The Knowledge Infrastructures research team is working with four researcher communities – two groups of earth scientists and two groups of astronomers; each community happens to be at a different stage in its research. Pasquetto’s specific contribution is to study the practices that lead to open data, and the effect of standards and policies, the laws of open access, and even requirements for federal grants.
“The National Science Foundation has some requirements, meaning that if you want to obtain a specific kind of grant for your project, you have to assure the scientific community that you will somehow share your data or your publication,” says Pasquetto. “Some of the researchers we work with are willing to share their data. For example, astronomy is a field where they are pretty advanced in sharing both papers and research data.
“The team also studied a community of earth scientists. It was not that they were not willing to share their data. But for their kind of research, they have many different kinds of expertise involved, all with different skills and different databases. For one project, you can have five different databases, and [the researchers] don’t always talk to each other. [Data] has to be organized in a specific way, with the specific software to read the database. What we are trying to see are the conditions that could help scientists to share their data, and also, when they are not willing to share it, why and how open access can be improved.”

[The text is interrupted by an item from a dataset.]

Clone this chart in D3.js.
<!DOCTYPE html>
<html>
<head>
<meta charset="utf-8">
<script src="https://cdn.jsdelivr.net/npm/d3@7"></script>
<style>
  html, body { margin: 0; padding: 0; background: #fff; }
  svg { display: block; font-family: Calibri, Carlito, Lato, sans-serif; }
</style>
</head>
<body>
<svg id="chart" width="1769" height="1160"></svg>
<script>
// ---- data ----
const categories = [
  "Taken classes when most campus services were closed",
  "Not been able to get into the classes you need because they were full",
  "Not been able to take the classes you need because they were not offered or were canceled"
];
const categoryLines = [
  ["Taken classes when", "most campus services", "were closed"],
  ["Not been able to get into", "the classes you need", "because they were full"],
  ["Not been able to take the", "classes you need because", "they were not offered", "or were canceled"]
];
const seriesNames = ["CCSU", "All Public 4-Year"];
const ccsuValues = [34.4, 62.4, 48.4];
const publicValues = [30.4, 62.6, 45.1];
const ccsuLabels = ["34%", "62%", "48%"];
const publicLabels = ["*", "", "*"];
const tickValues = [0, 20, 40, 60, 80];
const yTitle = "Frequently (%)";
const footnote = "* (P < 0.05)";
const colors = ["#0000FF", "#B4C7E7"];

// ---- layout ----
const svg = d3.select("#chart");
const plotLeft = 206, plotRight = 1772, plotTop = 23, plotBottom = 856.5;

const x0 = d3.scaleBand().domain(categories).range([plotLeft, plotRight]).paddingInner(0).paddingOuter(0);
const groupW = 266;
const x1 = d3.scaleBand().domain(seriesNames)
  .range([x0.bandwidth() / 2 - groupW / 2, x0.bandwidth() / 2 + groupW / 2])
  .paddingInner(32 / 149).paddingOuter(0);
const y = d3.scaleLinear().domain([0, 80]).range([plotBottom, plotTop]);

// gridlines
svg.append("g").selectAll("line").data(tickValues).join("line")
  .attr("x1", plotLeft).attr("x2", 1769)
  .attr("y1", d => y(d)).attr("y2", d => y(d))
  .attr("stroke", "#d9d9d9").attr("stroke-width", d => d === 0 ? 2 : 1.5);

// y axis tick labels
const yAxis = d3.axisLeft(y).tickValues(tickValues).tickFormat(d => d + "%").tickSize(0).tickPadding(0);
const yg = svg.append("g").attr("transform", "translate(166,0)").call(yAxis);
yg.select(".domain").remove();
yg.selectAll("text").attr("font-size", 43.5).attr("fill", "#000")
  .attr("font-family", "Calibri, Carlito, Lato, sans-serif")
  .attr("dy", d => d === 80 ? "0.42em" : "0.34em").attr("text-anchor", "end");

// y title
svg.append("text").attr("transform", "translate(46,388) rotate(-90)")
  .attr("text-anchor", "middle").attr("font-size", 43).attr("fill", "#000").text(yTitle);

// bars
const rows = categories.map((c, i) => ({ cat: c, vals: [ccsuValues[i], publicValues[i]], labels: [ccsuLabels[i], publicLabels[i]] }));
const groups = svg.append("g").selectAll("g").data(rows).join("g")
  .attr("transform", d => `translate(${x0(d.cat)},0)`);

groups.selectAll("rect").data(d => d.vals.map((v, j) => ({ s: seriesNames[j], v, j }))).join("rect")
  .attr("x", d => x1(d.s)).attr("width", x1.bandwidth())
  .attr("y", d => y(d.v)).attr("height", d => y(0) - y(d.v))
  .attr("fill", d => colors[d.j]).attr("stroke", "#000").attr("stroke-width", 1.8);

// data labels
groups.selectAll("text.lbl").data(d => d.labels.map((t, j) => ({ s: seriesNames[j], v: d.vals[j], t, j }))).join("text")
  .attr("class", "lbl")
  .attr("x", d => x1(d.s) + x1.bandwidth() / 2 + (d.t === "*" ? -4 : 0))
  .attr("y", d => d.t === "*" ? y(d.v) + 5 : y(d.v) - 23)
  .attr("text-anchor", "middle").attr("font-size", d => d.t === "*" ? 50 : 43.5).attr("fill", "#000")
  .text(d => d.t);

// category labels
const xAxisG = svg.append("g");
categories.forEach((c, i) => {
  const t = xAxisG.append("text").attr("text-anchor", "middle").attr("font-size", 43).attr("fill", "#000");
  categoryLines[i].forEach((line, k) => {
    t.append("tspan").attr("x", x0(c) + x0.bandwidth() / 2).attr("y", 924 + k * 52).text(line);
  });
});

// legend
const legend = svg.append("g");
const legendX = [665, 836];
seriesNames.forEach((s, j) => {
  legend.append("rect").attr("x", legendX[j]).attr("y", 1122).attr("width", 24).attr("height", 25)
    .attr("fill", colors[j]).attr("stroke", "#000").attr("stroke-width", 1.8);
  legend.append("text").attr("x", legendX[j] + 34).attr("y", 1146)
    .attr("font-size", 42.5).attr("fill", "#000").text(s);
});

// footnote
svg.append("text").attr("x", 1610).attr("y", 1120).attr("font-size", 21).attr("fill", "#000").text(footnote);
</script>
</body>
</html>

Pasquetto earned her bachelor’s degree in digital communications and her master’s degree in journalism at the University of Verona. While still in Europe, she attended the School of Data of the Open Knowledge Foundation.
“While earning my master’s degree, I studied data-driven journalism,” says Pasquetto. “We studied statistics and tools to visualize and analyze data. Before I joined Professor Borgman’s team I was working on government data – data on cities, public transportation, health issues, and data that has to do with society. The School of Data travels all over Europe, teaching journalists and activists how to use data in their work and how data has a social impact.”
Pasquetto says that she enjoys the opportunity to blend her passion for writing and her interest in technology through her work on the Knowledge Infrastructure team.
“When I started working with data, I liked the combination of technical skills and communication skills,” she says. “It’s pretty rare, because people are usually either into engineering and math, or they study literature. That’s what I like about information science in general, that it’s a mixture of these.”
Last summer, Pasquetto participated in the online Big Data Summer School organized by JPL and Caltech. She says that the need to manage big data and the popularity of MOOCs (Massive Online Open Courses) are interconnected andshares the story of Jack Andraka, who in 2012 at the age of 15, invented a new type of diagnostic test for early-stage pancreatic, ovarian, or lung cancer. Creating the test using a paper sensor similar to a diabetic test strip, that tests for the level of mesothelin, a soluble cancer biomarker, with an accuracy rate of more than 90 percent.
“It shouldn’t be that because you belong to a specific institution, you have access to scientific knowledge,” says Pasquetto. “The main reason why publications and data should now be open to people who are not scientists is because the way that people learn is changing. Because of MOOCs, 15-year-old students around the world can read scientific publications and use that data for actual science. We will have a society where [knowledge] is available to everybody, not just within traditional education. This is one of the results of public access.”